*Task description*
Images should be left out, and everything else in the listing reproduced exactly.

** Start of Material **

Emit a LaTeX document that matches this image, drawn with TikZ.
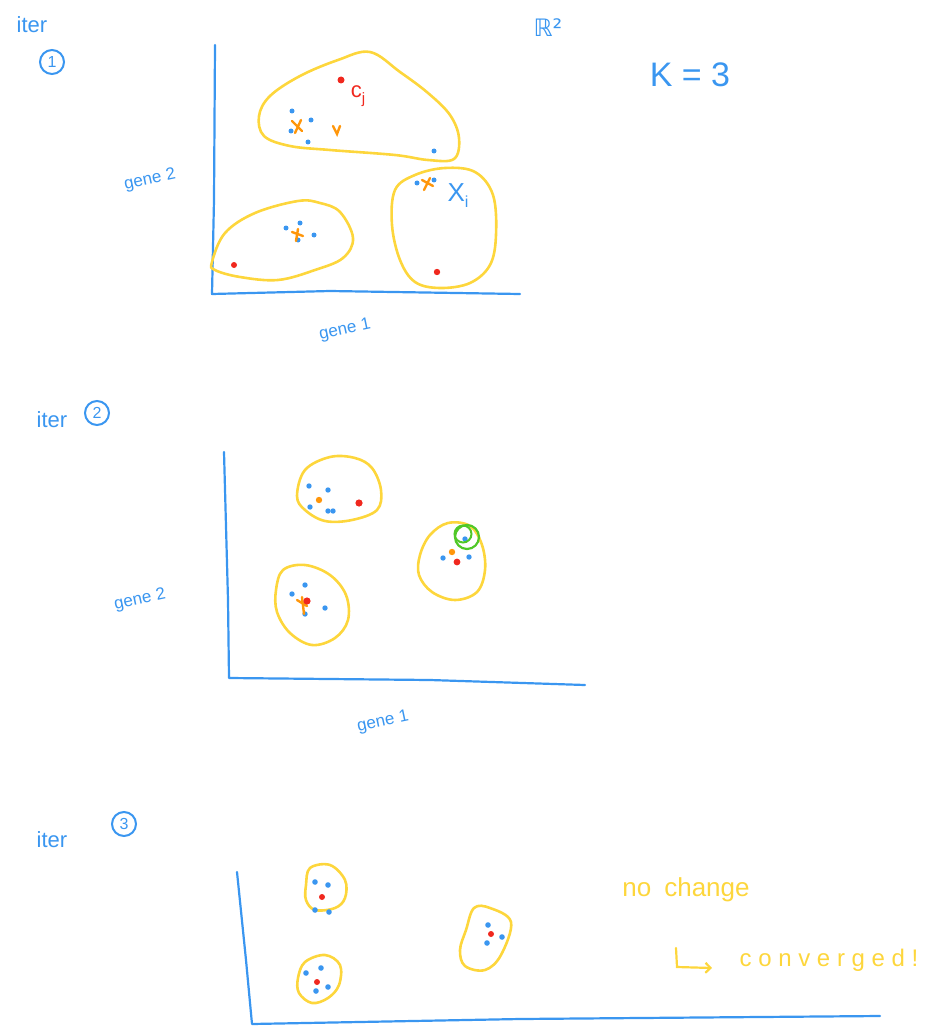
\documentclass[tikz,border=0pt]{standalone}
\usepackage{fontspec}
\setmainfont{Liberation Sans}
\newfontfamily\symfont{DejaVu Sans}
\usetikzlibrary{arrows.meta}
\definecolor{pblue}{RGB}{58,150,240}
\definecolor{pyel}{RGB}{253,214,60}
\definecolor{pred}{RGB}{240,40,30}
\definecolor{porg}{RGB}{255,150,10}
\definecolor{pgrn}{RGB}{80,200,40}
\tikzset{
  axis/.style={draw=pblue,line width=2.2pt,line cap=round,line join=round},
  clus/.style={draw=pyel,line width=2.6pt,line cap=round},
  hand/.style={text=pblue,inner sep=0pt},
  bdot/.style={fill=pblue},
  rdot/.style={fill=pred},
  ocross/.style={draw=porg,line width=2.4pt,line cap=round},
  itercirc/.style={draw=pblue,line width=2pt,circle,minimum size=24pt,inner sep=0pt,text=pblue}
}
\newcommand{\fs}[1]{\fontsize{#1}{#1}\selectfont}
\begin{document}
\begin{tikzpicture}[x=1pt,y=-1pt]
\useasboundingbox (0,0) rectangle (932,1027);
% ================= panel 1 =================
\node[hand,font=\fs{22}] (it1) at (32,25) {iter};
\node[itercirc,font=\fs{16}] (c1) at (52,62) {1};
\node[hand,font=\fs{24}] (r2) at (548,28) {\symfont ℝ²};
\node[hand,font=\fs{34}] (k3) at (690,75) {K = 3};
\coordinate (a1t) at (215,45);
\coordinate (a1o) at (212,294);
\coordinate (a1r) at (520,294);
\draw[axis] (a1t) -- (214,200) -- (a1o) -- (330,291) -- (a1r);
\node[hand,font=\fs{17},rotate=12] (g12) at (150,180) {gene 2};
\node[hand,font=\fs{17},rotate=12] (g11) at (345,330) {gene 1};
% clusters
\draw[clus] plot[smooth cycle,tension=0.6] coordinates {(370,52) (400,72) (428,93) (450,115) (459,138) (454,159) (428,160) (395,155) (330,150) (290,146) (264,136) (259,116) (270,96) (300,76) (338,60)};
\draw[clus] plot[smooth cycle,tension=0.6] coordinates {(212,262) (225,233) (255,213) (298,201) (320,203) (340,212) (353,238) (343,258) (315,270) (278,280) (240,277) (215,270)};
\draw[clus] plot[smooth cycle,tension=0.6] coordinates {(395,190) (415,175) (445,168) (475,172) (493,195) (496,235) (490,265) (470,283) (440,288) (415,282) (400,260) (392,225)};
% points
\fill[rdot] (341,80) circle (3.5);
\node[text=pred,inner sep=0pt,font=\fs{22}] (cj) at (358,96) {c\raisebox{-6pt}{\fs{15}j}};
\foreach \p in {(292,111),(311,120),(291,131),(308,142),(434,151),(286,228),(300,223),(314,235),(298,240),(417,183),(434,180)} \fill[bdot] \p circle (2.5);
\draw[ocross] (292,121) -- (302,131) (301,120) -- (295,133);
\draw[ocross] (333,126) -- (337,134) -- (340,126);
\draw[ocross] (292,232) -- (303,236) (298,229) -- (296,241);
\draw[ocross] (422,180) -- (433,186) (430,178) -- (424,190);
\fill[rdot] (234,265) circle (3);
\fill[rdot] (437,272) circle (3.2);
\node[hand,font=\fs{26}] (xi) at (458,196) {X\raisebox{-6pt}{\fs{16}i}};
% ================= panel 2 =================
\node[hand,font=\fs{22}] (it2) at (52,420) {iter};
\node[itercirc,font=\fs{16}] (c2) at (97,413) {2};
\coordinate (a2t) at (224,452);
\coordinate (a2o) at (229,678);
\coordinate (a2r) at (585,685);
\draw[axis] (a2t) -- (228,600) -- (a2o) -- (430,680) -- (a2r);
\node[hand,font=\fs{17},rotate=12] (g22) at (140,600) {gene 2};
\node[hand,font=\fs{17},rotate=12] (g21) at (383,722) {gene 1};
\draw[clus] plot[smooth cycle,tension=0.6] coordinates {(297,496) (305,470) (330,457) (355,458) (372,468) (381,490) (377,510) (352,520) (325,521) (305,510)};
\draw[clus] plot[smooth cycle,tension=0.6] coordinates {(276,590) (283,570) (305,565) (330,575) (346,595) (348,620) (335,638) (312,645) (290,633) (277,612)};
\draw[clus] plot[smooth cycle,tension=0.6] coordinates {(420,555) (430,535) (448,523) (470,526) (482,545) (485,570) (477,592) (455,600) (432,592) (419,575)};
\foreach \p in {(309,486),(328,490),(310,507),(328,511),(333,511),(305,585),(292,594),(325,608),(305,614),(465,539),(443,558),(469,557)} \fill[bdot] \p circle (2.7);
\fill[porg] (319,500) circle (3.2);
\fill[porg] (452,552) circle (3.2);
\draw[ocross] (297,600) -- (307,606) (302,597) -- (304,614);
\fill[rdot] (359,503) circle (3.6);
\fill[rdot] (307,601) circle (3.6);
\fill[rdot] (457,562) circle (3.4);
\draw[draw=pgrn,line width=2.2pt] (467,537) circle (12);
\draw[draw=pgrn,line width=2pt] (463,534) circle (8.5);
% ================= panel 3 =================
\node[hand,font=\fs{22}] (it3) at (52,840) {iter};
\node[itercirc,font=\fs{16}] (c3) at (124,824) {3};
\coordinate (a3t) at (237,872);
\coordinate (a3o) at (252,1024);
\coordinate (a3r) at (880,1016);
\draw[axis] (a3t) -- (246,960) -- (a3o) -- (520,1019) -- (a3r);
\draw[clus] plot[smooth cycle,tension=0.6] coordinates {(306,885) (310,868) (330,865) (345,880) (345,898) (335,908) (315,910) (306,900)};
\draw[clus] plot[smooth cycle,tension=0.6] coordinates {(298,978) (305,962) (325,955) (340,965) (339,985) (328,998) (312,1003) (299,993)};
\draw[clus] plot[smooth cycle,tension=0.6] coordinates {(474,908) (490,908) (511,922) (501,955) (485,970) (465,966) (460,950) (466,930)};
\foreach \p in {(315,882),(328,885),(315,910),(329,912),(306,973),(321,968),(328,987),(316,991),(488,925),(502,937),(487,943)} \fill[bdot] \p circle (2.8);
\foreach \p in {(322,897),(317,982),(491,934)} \fill[rdot] \p circle (3);
\node[text=pyel,inner sep=0pt,font=\fs{26}] (nc) at (686,890) {no\enspace change};
\coordinate (arrs) at (676,948);
\coordinate (arre) at (712,968);
\draw[draw=pyel,line width=2.2pt,line cap=round,-{Straight Barb[length=5pt]}] (arrs) -- (677,967) -- (arre);
\node[text=pyel,inner sep=0pt,font=\fs{24}] (cv) at (829,960) {c o n v e r g e d !};
\end{tikzpicture}
\end{document}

** End of Material **

*Solution*
Emit a LaTeX document that matches this image, drawn with TikZ.
\documentclass[tikz,border=0pt]{standalone}
\usepackage{fontspec}
\setmainfont{Liberation Sans}
\newfontfamily\symfont{DejaVu Sans}
\usetikzlibrary{arrows.meta}
\definecolor{pblue}{RGB}{58,150,240}
\definecolor{pyel}{RGB}{253,214,60}
\definecolor{pred}{RGB}{240,40,30}
\definecolor{porg}{RGB}{255,150,10}
\definecolor{pgrn}{RGB}{80,200,40}
\tikzset{
  axis/.style={draw=pblue,line width=2.2pt,line cap=round,line join=round},
  clus/.style={draw=pyel,line width=2.6pt,line cap=round},
  hand/.style={text=pblue,inner sep=0pt},
  bdot/.style={fill=pblue},
  rdot/.style={fill=pred},
  ocross/.style={draw=porg,line width=2.4pt,line cap=round},
  itercirc/.style={draw=pblue,line width=2pt,circle,minimum size=24pt,inner sep=0pt,text=pblue}
}
\newcommand{\fs}[1]{\fontsize{#1}{#1}\selectfont}
\begin{document}
\begin{tikzpicture}[x=1pt,y=-1pt]
\useasboundingbox (0,0) rectangle (932,1027);
% ================= panel 1 =================
\node[hand,font=\fs{22}] (it1) at (32,25) {iter};
\node[itercirc,font=\fs{16}] (c1) at (52,62) {1};
\node[hand,font=\fs{24}] (r2) at (548,28) {\symfont ℝ²};
\node[hand,font=\fs{34}] (k3) at (690,75) {K = 3};
\coordinate (a1t) at (215,45);
\coordinate (a1o) at (212,294);
\coordinate (a1r) at (520,294);
\draw[axis] (a1t) -- (214,200) -- (a1o) -- (330,291) -- (a1r);
\node[hand,font=\fs{17},rotate=12] (g12) at (150,180) {gene 2};
\node[hand,font=\fs{17},rotate=12] (g11) at (345,330) {gene 1};
% clusters
\draw[clus] plot[smooth cycle,tension=0.6] coordinates {(370,52) (400,72) (428,93) (450,115) (459,138) (454,159) (428,160) (395,155) (330,150) (290,146) (264,136) (259,116) (270,96) (300,76) (338,60)};
\draw[clus] plot[smooth cycle,tension=0.6] coordinates {(212,262) (225,233) (255,213) (298,201) (320,203) (340,212) (353,238) (343,258) (315,270) (278,280) (240,277) (215,270)};
\draw[clus] plot[smooth cycle,tension=0.6] coordinates {(395,190) (415,175) (445,168) (475,172) (493,195) (496,235) (490,265) (470,283) (440,288) (415,282) (400,260) (392,225)};
% points
\fill[rdot] (341,80) circle (3.5);
\node[text=pred,inner sep=0pt,font=\fs{22}] (cj) at (358,96) {c\raisebox{-6pt}{\fs{15}j}};
\foreach \p in {(292,111),(311,120),(291,131),(308,142),(434,151),(286,228),(300,223),(314,235),(298,240),(417,183),(434,180)} \fill[bdot] \p circle (2.5);
\draw[ocross] (292,121) -- (302,131) (301,120) -- (295,133);
\draw[ocross] (333,126) -- (337,134) -- (340,126);
\draw[ocross] (292,232) -- (303,236) (298,229) -- (296,241);
\draw[ocross] (422,180) -- (433,186) (430,178) -- (424,190);
\fill[rdot] (234,265) circle (3);
\fill[rdot] (437,272) circle (3.2);
\node[hand,font=\fs{26}] (xi) at (458,196) {X\raisebox{-6pt}{\fs{16}i}};
% ================= panel 2 =================
\node[hand,font=\fs{22}] (it2) at (52,420) {iter};
\node[itercirc,font=\fs{16}] (c2) at (97,413) {2};
\coordinate (a2t) at (224,452);
\coordinate (a2o) at (229,678);
\coordinate (a2r) at (585,685);
\draw[axis] (a2t) -- (228,600) -- (a2o) -- (430,680) -- (a2r);
\node[hand,font=\fs{17},rotate=12] (g22) at (140,600) {gene 2};
\node[hand,font=\fs{17},rotate=12] (g21) at (383,722) {gene 1};
\draw[clus] plot[smooth cycle,tension=0.6] coordinates {(297,496) (305,470) (330,457) (355,458) (372,468) (381,490) (377,510) (352,520) (325,521) (305,510)};
\draw[clus] plot[smooth cycle,tension=0.6] coordinates {(276,590) (283,570) (305,565) (330,575) (346,595) (348,620) (335,638) (312,645) (290,633) (277,612)};
\draw[clus] plot[smooth cycle,tension=0.6] coordinates {(420,555) (430,535) (448,523) (470,526) (482,545) (485,570) (477,592) (455,600) (432,592) (419,575)};
\foreach \p in {(309,486),(328,490),(310,507),(328,511),(333,511),(305,585),(292,594),(325,608),(305,614),(465,539),(443,558),(469,557)} \fill[bdot] \p circle (2.7);
\fill[porg] (319,500) circle (3.2);
\fill[porg] (452,552) circle (3.2);
\draw[ocross] (297,600) -- (307,606) (302,597) -- (304,614);
\fill[rdot] (359,503) circle (3.6);
\fill[rdot] (307,601) circle (3.6);
\fill[rdot] (457,562) circle (3.4);
\draw[draw=pgrn,line width=2.2pt] (467,537) circle (12);
\draw[draw=pgrn,line width=2pt] (463,534) circle (8.5);
% ================= panel 3 =================
\node[hand,font=\fs{22}] (it3) at (52,840) {iter};
\node[itercirc,font=\fs{16}] (c3) at (124,824) {3};
\coordinate (a3t) at (237,872);
\coordinate (a3o) at (252,1024);
\coordinate (a3r) at (880,1016);
\draw[axis] (a3t) -- (246,960) -- (a3o) -- (520,1019) -- (a3r);
\draw[clus] plot[smooth cycle,tension=0.6] coordinates {(306,885) (310,868) (330,865) (345,880) (345,898) (335,908) (315,910) (306,900)};
\draw[clus] plot[smooth cycle,tension=0.6] coordinates {(298,978) (305,962) (325,955) (340,965) (339,985) (328,998) (312,1003) (299,993)};
\draw[clus] plot[smooth cycle,tension=0.6] coordinates {(474,908) (490,908) (511,922) (501,955) (485,970) (465,966) (460,950) (466,930)};
\foreach \p in {(315,882),(328,885),(315,910),(329,912),(306,973),(321,968),(328,987),(316,991),(488,925),(502,937),(487,943)} \fill[bdot] \p circle (2.8);
\foreach \p in {(322,897),(317,982),(491,934)} \fill[rdot] \p circle (3);
\node[text=pyel,inner sep=0pt,font=\fs{26}] (nc) at (686,890) {no\enspace change};
\coordinate (arrs) at (676,948);
\coordinate (arre) at (712,968);
\draw[draw=pyel,line width=2.2pt,line cap=round,-{Straight Barb[length=5pt]}] (arrs) -- (677,967) -- (arre);
\node[text=pyel,inner sep=0pt,font=\fs{24}] (cv) at (829,960) {c o n v e r g e d !};
\end{tikzpicture}
\end{document}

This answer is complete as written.